• [TASK OBJECTIVE]: In the data below, find every line that has the string "matplotlib", and copy it.

• [DATA FOR THIS TASK]:
────────────────
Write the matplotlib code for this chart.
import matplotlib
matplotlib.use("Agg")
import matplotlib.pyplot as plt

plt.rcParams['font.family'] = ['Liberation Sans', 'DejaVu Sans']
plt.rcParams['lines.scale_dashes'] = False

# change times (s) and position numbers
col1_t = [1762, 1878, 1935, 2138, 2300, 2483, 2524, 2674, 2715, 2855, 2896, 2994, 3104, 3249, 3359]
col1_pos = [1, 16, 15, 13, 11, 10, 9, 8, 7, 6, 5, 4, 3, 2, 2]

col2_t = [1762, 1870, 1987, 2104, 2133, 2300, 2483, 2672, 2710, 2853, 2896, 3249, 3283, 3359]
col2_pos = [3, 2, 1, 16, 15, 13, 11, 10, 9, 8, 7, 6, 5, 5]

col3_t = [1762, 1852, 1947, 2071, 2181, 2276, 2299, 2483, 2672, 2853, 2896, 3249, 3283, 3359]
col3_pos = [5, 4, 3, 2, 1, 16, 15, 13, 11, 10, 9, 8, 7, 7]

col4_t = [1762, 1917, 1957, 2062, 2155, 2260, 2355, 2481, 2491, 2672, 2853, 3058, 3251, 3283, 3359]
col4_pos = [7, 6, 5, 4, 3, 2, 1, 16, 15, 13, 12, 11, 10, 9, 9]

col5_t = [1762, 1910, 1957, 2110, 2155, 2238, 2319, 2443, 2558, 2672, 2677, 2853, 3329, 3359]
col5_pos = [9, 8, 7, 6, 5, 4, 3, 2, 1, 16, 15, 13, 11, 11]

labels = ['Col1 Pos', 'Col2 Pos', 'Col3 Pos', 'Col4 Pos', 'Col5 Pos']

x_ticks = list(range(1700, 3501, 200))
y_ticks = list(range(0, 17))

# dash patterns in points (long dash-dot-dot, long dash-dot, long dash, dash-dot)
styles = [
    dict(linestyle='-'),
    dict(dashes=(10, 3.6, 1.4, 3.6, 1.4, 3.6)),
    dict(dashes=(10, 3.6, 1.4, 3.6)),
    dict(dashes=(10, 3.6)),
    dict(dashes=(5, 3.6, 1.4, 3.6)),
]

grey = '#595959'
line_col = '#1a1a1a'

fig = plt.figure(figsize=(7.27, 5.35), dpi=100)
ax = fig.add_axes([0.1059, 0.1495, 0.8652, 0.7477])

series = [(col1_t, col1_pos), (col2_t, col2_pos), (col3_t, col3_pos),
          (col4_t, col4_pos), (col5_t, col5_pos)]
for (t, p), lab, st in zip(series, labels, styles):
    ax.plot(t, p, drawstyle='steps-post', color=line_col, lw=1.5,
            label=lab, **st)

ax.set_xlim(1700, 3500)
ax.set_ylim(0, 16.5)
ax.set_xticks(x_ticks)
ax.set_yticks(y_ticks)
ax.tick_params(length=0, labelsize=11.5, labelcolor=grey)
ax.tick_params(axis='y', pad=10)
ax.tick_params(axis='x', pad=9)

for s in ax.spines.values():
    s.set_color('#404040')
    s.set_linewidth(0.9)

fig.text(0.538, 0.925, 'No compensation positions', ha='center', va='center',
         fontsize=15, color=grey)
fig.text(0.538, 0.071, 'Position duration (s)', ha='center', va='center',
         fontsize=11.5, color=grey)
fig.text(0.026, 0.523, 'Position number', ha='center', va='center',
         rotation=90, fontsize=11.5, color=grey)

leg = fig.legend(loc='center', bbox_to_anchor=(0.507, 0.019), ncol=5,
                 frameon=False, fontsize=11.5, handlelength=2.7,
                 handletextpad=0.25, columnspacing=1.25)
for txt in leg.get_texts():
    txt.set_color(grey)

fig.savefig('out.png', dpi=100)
────────────────
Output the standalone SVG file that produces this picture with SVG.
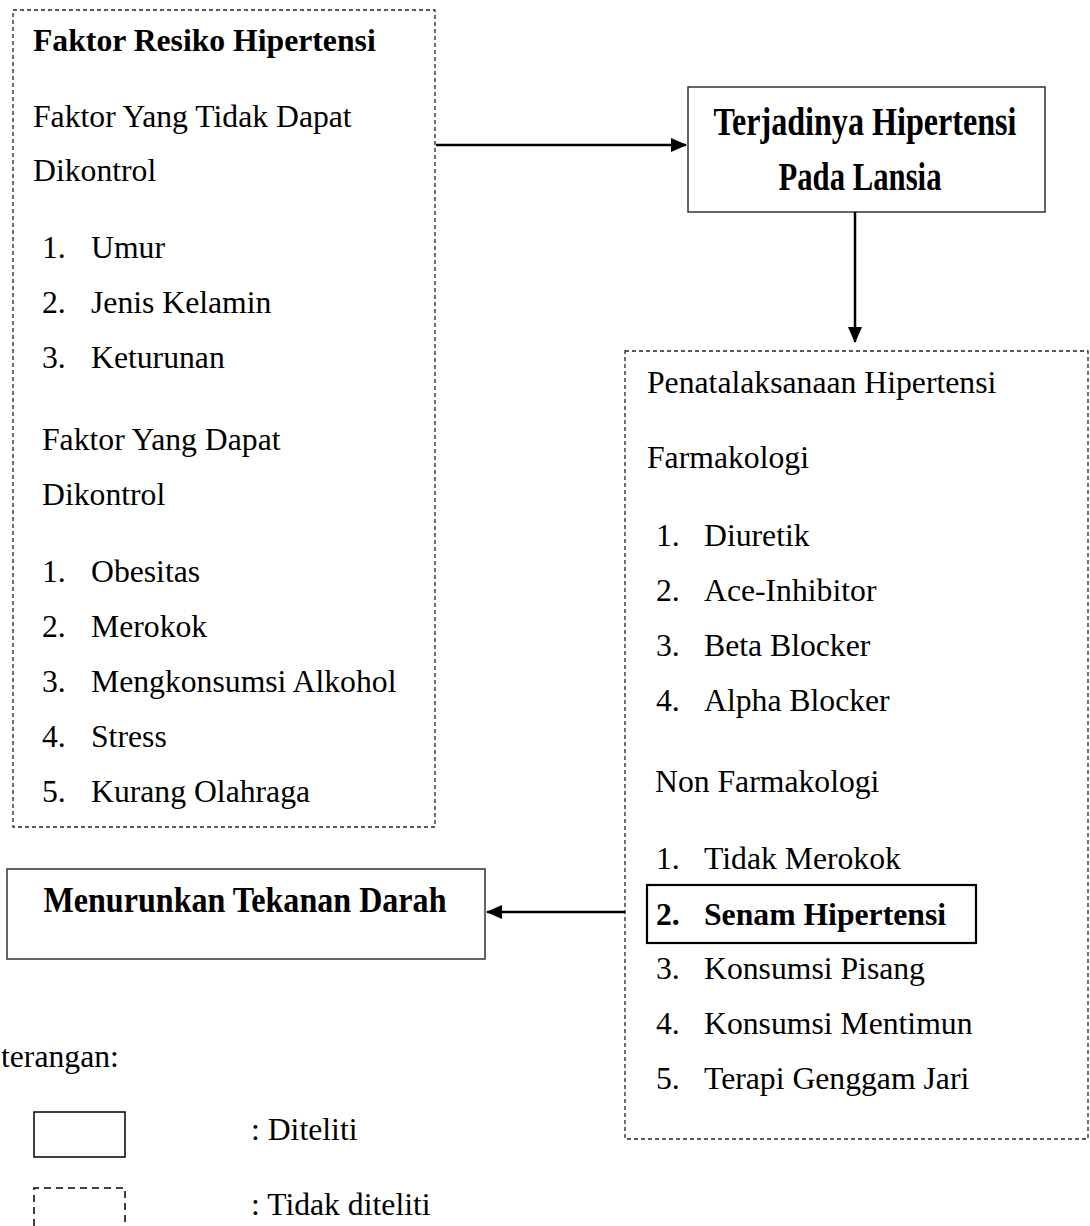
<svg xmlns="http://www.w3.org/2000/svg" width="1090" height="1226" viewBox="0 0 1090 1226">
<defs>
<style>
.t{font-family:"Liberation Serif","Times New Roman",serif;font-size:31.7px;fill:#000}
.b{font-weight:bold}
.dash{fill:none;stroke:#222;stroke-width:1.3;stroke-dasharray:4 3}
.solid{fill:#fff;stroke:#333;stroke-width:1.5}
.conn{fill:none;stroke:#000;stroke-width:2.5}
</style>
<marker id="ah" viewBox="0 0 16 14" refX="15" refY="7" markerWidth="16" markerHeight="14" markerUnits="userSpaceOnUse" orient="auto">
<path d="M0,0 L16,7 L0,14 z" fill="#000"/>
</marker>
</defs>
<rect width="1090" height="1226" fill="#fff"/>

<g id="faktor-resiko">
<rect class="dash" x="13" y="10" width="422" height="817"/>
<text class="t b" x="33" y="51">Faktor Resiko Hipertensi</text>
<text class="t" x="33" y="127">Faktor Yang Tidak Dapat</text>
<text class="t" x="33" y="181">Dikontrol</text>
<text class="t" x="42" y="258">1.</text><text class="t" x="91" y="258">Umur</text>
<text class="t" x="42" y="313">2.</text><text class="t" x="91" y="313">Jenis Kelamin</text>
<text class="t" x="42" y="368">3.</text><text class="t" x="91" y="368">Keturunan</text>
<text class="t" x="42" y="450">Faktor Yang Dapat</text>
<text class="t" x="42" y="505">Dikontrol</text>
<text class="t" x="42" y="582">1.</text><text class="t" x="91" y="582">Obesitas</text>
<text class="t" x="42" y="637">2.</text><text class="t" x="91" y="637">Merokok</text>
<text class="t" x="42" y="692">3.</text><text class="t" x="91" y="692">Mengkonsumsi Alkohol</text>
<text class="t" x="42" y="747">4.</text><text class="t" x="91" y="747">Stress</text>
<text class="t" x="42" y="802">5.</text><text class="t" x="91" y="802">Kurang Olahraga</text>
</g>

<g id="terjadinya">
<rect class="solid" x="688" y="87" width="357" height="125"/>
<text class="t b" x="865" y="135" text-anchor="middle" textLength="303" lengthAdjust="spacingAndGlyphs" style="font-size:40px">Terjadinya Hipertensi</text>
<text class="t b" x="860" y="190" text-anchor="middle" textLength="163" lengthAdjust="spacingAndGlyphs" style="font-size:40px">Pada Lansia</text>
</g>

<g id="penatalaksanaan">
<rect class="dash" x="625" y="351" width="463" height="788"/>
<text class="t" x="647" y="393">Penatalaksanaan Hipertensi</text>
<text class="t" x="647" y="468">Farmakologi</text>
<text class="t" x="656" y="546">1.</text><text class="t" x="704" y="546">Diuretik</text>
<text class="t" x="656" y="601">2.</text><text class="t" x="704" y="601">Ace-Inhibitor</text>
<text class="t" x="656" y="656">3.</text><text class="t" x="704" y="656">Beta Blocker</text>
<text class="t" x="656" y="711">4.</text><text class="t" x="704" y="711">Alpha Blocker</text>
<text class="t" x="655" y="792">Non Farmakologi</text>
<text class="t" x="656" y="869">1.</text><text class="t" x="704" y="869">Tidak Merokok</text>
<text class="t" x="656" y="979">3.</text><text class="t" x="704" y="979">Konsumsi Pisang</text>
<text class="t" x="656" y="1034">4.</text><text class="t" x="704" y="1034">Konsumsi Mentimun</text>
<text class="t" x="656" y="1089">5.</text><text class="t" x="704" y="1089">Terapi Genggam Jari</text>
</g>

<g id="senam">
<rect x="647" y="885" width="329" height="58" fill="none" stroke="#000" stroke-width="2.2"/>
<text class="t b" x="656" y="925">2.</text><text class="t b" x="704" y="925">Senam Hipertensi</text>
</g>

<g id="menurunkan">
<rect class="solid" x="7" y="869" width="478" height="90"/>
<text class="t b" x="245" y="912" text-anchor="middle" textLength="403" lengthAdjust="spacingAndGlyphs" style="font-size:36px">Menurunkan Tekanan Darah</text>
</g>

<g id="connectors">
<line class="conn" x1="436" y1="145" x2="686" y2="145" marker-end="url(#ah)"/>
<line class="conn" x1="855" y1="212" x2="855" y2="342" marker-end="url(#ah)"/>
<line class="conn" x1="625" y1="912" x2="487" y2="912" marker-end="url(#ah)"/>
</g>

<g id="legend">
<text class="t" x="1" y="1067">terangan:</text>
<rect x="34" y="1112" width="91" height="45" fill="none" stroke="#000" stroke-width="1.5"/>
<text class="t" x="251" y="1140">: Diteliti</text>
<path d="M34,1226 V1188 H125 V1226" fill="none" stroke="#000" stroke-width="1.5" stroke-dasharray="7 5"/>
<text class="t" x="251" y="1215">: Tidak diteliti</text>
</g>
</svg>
────────────────
• [CORRECT OUTPUT]:
Write the matplotlib code for this chart.
import matplotlib
matplotlib.use("Agg")
import matplotlib.pyplot as plt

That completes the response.